[Figure scripts]
________________________________________
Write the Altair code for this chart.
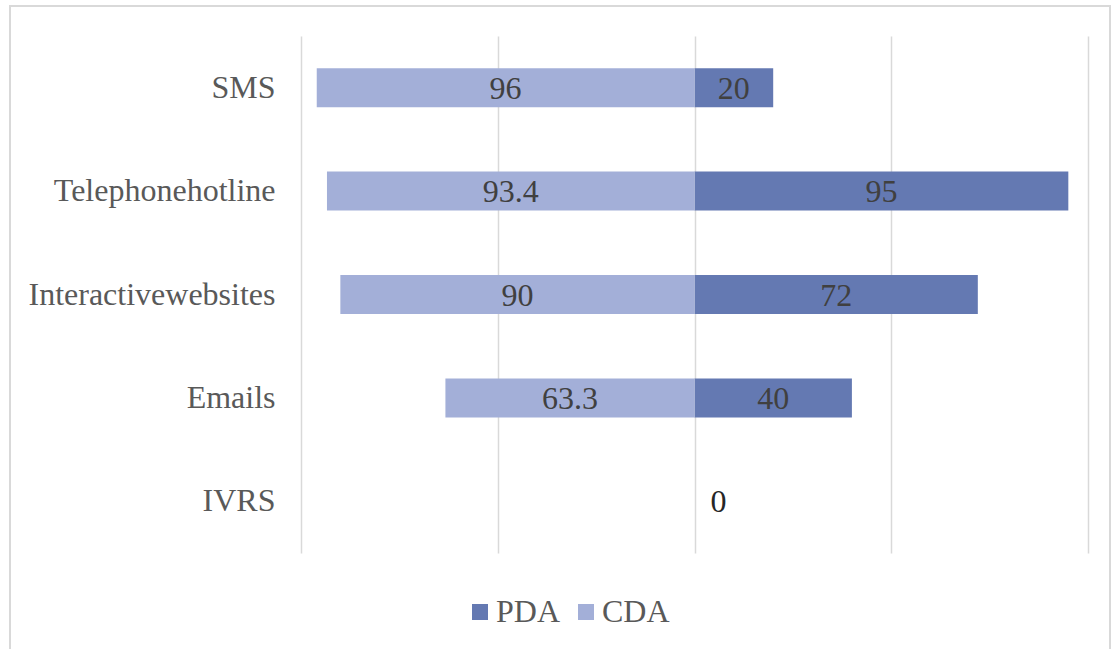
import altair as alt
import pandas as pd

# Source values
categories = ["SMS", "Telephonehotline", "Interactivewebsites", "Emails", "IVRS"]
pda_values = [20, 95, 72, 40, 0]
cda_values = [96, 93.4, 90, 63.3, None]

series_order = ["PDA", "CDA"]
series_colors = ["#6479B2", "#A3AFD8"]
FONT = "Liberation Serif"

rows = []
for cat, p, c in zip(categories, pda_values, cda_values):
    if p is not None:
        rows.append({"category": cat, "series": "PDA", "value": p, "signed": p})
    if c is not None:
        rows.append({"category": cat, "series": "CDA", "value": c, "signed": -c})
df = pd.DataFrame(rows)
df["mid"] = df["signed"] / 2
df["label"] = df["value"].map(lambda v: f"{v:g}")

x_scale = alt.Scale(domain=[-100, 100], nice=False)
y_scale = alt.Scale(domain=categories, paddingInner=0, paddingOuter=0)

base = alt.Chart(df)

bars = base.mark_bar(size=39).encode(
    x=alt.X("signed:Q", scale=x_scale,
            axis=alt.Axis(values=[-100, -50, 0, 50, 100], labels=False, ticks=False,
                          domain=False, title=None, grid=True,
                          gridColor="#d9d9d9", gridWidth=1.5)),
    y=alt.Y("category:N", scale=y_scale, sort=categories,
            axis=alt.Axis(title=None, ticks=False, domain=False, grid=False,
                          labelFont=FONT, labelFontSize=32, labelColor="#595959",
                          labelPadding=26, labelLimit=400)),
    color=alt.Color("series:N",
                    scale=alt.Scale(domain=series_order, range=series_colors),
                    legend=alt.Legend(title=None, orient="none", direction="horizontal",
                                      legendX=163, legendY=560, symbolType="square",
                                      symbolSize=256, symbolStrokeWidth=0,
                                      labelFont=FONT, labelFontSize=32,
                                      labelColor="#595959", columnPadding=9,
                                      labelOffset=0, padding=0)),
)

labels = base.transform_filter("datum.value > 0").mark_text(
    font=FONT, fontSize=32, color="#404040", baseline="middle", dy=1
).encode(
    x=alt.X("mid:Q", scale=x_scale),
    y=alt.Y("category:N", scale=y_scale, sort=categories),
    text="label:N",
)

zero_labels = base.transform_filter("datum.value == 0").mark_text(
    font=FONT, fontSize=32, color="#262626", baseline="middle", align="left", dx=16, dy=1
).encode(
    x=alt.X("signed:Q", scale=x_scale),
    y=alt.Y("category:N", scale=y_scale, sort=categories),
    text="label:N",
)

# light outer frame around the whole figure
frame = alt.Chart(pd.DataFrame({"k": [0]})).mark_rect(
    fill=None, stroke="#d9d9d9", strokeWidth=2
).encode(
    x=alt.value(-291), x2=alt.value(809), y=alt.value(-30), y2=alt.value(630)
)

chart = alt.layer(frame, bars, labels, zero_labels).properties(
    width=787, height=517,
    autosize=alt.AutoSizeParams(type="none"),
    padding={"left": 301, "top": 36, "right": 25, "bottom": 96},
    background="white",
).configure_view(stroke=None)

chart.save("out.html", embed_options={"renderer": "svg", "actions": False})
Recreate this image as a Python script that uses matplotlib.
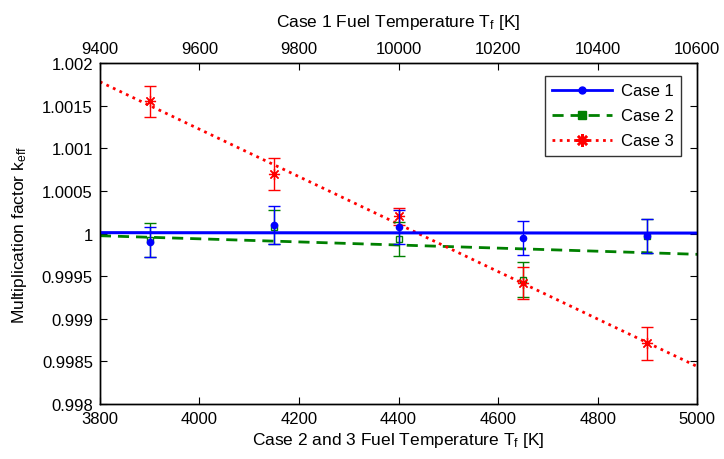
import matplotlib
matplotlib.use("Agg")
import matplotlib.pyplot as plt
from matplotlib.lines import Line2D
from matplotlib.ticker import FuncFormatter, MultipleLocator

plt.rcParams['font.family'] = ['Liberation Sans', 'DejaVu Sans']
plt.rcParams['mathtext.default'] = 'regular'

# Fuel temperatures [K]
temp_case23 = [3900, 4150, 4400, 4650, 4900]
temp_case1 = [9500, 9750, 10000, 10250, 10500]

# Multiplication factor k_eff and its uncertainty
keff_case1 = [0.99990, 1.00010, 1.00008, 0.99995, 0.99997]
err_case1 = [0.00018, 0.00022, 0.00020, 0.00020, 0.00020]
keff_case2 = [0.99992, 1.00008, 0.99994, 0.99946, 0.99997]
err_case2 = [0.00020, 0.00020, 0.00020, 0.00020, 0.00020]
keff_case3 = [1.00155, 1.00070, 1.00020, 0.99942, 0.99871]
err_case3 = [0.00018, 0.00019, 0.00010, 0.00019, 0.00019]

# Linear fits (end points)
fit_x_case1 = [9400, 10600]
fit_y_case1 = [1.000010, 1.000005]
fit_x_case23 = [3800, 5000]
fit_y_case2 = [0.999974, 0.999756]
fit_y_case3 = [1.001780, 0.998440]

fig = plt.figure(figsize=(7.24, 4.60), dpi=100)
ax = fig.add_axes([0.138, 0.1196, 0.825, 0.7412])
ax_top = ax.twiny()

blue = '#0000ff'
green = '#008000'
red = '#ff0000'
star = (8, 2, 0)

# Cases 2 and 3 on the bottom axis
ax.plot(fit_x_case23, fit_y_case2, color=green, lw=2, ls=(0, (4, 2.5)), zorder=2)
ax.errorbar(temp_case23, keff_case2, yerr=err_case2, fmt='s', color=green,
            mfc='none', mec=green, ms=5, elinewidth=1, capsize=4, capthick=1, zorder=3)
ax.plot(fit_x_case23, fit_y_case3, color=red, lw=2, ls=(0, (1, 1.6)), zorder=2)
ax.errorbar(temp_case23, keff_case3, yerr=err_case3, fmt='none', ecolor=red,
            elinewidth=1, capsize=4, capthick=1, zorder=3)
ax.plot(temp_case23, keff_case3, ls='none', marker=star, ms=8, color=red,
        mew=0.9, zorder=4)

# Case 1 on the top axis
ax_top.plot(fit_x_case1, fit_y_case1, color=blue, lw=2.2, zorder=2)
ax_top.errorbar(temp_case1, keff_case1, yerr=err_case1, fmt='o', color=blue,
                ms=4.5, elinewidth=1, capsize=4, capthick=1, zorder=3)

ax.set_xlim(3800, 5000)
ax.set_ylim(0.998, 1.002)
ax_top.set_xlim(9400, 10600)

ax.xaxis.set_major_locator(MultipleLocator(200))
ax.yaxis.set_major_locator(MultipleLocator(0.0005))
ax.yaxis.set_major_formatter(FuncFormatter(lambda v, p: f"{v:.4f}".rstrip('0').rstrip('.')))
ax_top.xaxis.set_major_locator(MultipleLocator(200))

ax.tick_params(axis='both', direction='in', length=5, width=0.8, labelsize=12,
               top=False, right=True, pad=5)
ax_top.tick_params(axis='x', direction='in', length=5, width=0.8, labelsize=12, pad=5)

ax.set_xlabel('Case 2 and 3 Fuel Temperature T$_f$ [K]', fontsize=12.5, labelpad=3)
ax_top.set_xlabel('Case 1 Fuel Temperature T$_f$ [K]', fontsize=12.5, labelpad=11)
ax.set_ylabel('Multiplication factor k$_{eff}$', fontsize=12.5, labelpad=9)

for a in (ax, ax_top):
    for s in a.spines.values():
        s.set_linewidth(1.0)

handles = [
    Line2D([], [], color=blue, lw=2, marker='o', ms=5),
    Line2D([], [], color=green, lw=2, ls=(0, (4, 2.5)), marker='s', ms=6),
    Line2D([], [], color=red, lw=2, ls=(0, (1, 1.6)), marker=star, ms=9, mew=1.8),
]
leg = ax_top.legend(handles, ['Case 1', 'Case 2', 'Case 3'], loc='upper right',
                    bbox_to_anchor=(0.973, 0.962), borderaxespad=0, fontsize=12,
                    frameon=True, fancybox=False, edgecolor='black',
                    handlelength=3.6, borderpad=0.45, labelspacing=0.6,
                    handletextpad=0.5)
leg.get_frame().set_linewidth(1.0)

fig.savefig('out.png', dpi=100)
________________________________________
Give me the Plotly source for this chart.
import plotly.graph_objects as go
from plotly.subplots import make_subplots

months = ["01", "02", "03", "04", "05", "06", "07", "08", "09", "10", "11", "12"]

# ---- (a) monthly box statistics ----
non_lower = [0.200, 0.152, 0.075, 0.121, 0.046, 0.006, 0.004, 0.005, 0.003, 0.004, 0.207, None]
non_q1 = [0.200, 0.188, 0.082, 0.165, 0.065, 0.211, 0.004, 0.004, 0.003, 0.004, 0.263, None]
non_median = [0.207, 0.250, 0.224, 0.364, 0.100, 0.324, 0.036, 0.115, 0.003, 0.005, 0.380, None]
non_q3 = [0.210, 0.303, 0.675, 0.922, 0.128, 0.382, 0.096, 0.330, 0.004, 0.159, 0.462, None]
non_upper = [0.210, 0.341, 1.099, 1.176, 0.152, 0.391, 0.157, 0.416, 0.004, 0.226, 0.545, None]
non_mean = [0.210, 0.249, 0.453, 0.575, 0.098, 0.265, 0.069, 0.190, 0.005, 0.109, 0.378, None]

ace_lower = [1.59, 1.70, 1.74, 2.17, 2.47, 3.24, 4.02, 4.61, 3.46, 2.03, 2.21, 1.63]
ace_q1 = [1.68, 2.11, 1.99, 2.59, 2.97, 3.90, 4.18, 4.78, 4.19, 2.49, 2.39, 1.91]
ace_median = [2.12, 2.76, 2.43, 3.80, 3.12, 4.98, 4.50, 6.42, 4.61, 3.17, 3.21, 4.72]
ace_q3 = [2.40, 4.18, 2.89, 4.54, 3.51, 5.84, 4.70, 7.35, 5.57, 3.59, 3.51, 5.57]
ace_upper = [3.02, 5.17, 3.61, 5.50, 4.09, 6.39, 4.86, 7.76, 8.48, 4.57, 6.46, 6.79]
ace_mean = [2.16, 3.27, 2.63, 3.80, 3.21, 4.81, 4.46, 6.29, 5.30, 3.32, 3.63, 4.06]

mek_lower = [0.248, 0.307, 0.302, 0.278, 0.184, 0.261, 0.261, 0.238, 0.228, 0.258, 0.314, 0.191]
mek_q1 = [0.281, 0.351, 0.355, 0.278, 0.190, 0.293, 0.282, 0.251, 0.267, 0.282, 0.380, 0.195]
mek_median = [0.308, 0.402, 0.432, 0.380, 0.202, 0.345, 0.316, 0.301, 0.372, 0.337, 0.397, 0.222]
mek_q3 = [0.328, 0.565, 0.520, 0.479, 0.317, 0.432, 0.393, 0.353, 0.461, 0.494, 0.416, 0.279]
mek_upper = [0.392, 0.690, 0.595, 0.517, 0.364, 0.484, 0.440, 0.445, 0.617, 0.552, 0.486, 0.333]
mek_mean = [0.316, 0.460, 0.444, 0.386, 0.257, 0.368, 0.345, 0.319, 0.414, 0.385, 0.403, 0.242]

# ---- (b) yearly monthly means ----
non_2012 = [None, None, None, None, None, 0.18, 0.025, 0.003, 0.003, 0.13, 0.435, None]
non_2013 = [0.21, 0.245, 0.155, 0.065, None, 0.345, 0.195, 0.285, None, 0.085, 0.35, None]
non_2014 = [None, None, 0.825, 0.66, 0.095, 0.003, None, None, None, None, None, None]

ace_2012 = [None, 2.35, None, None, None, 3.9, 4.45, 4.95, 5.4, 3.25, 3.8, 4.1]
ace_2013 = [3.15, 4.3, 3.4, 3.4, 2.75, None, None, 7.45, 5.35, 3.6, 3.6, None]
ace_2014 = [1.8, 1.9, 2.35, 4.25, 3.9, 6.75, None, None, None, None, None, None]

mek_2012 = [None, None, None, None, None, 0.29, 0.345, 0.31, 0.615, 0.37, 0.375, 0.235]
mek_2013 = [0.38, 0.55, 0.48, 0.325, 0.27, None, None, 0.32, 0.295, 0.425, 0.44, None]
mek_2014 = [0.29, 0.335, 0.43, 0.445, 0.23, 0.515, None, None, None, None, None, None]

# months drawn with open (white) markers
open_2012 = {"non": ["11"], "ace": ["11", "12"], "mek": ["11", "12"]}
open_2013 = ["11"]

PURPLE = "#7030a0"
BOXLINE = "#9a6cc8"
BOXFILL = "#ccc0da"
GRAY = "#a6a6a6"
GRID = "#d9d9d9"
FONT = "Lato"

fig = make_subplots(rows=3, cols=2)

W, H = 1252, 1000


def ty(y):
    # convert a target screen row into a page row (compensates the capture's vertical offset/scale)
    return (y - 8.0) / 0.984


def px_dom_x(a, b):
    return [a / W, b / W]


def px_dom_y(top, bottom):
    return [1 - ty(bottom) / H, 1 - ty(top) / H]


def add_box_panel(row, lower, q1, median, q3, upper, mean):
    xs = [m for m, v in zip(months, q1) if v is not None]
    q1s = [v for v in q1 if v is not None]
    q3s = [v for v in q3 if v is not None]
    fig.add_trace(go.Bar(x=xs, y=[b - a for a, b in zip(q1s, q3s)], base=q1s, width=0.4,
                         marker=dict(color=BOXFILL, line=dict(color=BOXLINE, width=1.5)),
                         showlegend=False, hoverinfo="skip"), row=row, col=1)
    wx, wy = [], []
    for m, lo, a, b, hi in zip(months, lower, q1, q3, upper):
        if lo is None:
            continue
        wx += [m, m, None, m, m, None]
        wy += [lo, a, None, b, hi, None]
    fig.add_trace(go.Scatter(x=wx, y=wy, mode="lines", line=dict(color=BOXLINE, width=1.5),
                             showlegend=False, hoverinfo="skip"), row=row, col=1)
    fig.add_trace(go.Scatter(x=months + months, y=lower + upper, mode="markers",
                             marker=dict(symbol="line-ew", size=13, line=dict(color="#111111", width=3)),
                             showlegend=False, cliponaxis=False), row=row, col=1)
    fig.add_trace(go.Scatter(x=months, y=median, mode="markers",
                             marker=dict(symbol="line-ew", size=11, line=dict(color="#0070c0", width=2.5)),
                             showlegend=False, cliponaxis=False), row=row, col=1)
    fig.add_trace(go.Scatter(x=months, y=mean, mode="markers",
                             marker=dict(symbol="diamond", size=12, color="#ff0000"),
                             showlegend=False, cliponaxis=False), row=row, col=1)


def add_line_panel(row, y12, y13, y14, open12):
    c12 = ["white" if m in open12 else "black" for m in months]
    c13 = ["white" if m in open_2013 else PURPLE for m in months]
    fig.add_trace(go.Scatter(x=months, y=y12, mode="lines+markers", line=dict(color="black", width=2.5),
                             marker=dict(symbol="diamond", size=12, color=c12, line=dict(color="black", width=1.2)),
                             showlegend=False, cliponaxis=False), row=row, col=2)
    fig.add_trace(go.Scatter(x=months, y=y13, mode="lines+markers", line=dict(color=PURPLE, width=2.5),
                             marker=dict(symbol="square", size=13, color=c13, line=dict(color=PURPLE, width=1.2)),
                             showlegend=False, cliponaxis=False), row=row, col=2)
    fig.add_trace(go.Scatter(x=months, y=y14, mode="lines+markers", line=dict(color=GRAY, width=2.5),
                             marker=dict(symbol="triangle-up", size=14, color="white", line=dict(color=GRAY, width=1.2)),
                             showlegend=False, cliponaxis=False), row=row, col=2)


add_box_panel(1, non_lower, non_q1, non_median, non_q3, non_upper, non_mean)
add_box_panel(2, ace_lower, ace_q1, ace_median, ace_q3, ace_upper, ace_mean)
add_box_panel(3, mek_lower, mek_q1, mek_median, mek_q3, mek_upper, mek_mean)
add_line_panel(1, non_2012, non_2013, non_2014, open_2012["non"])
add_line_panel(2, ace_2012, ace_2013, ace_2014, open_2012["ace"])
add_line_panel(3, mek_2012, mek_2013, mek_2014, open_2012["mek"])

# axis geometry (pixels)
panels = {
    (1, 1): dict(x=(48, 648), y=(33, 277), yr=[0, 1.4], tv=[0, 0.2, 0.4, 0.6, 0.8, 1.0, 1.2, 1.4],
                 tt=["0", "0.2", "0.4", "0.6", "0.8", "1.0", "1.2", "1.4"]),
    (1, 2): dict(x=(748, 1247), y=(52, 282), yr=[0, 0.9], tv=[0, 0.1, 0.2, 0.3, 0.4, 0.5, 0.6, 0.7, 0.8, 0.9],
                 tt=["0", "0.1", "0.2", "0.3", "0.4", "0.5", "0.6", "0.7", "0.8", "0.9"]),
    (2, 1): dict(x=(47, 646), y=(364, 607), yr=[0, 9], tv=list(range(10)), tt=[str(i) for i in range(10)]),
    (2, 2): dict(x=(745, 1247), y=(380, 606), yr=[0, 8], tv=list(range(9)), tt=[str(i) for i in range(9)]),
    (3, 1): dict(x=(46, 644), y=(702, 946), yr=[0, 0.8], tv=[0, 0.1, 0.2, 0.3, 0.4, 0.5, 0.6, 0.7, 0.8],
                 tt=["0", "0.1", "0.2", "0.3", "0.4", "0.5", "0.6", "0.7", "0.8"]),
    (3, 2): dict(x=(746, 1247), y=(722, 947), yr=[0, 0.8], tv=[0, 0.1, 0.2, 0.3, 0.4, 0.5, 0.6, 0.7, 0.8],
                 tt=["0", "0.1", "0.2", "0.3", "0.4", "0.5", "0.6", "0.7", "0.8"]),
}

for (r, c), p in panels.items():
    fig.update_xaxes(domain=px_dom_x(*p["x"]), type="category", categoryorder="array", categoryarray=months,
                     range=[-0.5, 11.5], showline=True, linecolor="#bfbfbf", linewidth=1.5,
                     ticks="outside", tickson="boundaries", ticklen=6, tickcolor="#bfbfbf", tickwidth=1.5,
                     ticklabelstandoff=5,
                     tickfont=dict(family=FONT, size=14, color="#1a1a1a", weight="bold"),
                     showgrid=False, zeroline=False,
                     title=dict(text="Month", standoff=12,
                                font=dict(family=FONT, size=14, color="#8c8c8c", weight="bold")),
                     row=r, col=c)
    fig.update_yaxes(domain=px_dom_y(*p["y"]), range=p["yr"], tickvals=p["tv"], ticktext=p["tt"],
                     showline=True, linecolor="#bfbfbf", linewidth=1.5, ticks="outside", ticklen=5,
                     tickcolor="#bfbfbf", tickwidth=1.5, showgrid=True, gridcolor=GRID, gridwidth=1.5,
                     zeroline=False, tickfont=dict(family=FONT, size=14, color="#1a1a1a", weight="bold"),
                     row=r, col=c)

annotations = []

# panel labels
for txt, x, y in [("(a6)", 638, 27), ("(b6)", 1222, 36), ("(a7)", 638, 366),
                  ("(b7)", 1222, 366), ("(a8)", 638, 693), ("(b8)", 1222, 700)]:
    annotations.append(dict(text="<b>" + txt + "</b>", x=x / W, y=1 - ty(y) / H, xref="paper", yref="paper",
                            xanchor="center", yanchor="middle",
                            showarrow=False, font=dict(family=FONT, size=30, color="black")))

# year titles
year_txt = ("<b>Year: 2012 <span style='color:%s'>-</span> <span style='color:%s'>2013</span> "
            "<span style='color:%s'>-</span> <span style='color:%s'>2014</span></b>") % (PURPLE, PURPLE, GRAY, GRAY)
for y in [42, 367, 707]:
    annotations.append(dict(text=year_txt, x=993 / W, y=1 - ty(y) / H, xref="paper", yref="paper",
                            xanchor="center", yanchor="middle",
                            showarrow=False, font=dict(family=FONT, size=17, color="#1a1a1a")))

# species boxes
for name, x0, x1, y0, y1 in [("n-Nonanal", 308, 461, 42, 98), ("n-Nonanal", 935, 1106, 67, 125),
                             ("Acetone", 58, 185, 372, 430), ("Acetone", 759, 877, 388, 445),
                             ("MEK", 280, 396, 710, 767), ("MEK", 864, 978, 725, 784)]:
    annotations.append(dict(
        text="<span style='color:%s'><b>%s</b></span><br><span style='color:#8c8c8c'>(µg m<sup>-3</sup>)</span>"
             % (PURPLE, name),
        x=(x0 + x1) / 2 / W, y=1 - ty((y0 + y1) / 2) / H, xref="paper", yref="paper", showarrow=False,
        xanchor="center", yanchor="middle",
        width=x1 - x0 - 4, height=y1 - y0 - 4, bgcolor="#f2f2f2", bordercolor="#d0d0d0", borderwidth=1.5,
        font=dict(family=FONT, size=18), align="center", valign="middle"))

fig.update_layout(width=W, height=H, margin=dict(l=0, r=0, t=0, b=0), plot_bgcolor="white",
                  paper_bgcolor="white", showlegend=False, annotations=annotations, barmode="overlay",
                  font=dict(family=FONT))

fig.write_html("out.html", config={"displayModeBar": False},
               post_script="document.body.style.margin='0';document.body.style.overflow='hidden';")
________________________________________
_Aim_
In the listing above, find the line with "Recreate this image" and the line with "star = (8, 2, 0)". Set down exactly those lines and everything between them, skipping pictures.

_In response_
Recreate this image as a Python script that uses matplotlib.
import matplotlib
matplotlib.use("Agg")
import matplotlib.pyplot as plt
from matplotlib.lines import Line2D
from matplotlib.ticker import FuncFormatter, MultipleLocator

plt.rcParams['font.family'] = ['Liberation Sans', 'DejaVu Sans']
plt.rcParams['mathtext.default'] = 'regular'

# Fuel temperatures [K]
temp_case23 = [3900, 4150, 4400, 4650, 4900]
temp_case1 = [9500, 9750, 10000, 10250, 10500]

# Multiplication factor k_eff and its uncertainty
keff_case1 = [0.99990, 1.00010, 1.00008, 0.99995, 0.99997]
err_case1 = [0.00018, 0.00022, 0.00020, 0.00020, 0.00020]
keff_case2 = [0.99992, 1.00008, 0.99994, 0.99946, 0.99997]
err_case2 = [0.00020, 0.00020, 0.00020, 0.00020, 0.00020]
keff_case3 = [1.00155, 1.00070, 1.00020, 0.99942, 0.99871]
err_case3 = [0.00018, 0.00019, 0.00010, 0.00019, 0.00019]

# Linear fits (end points)
fit_x_case1 = [9400, 10600]
fit_y_case1 = [1.000010, 1.000005]
fit_x_case23 = [3800, 5000]
fit_y_case2 = [0.999974, 0.999756]
fit_y_case3 = [1.001780, 0.998440]

fig = plt.figure(figsize=(7.24, 4.60), dpi=100)
ax = fig.add_axes([0.138, 0.1196, 0.825, 0.7412])
ax_top = ax.twiny()

blue = '#0000ff'
green = '#008000'
red = '#ff0000'
star = (8, 2, 0)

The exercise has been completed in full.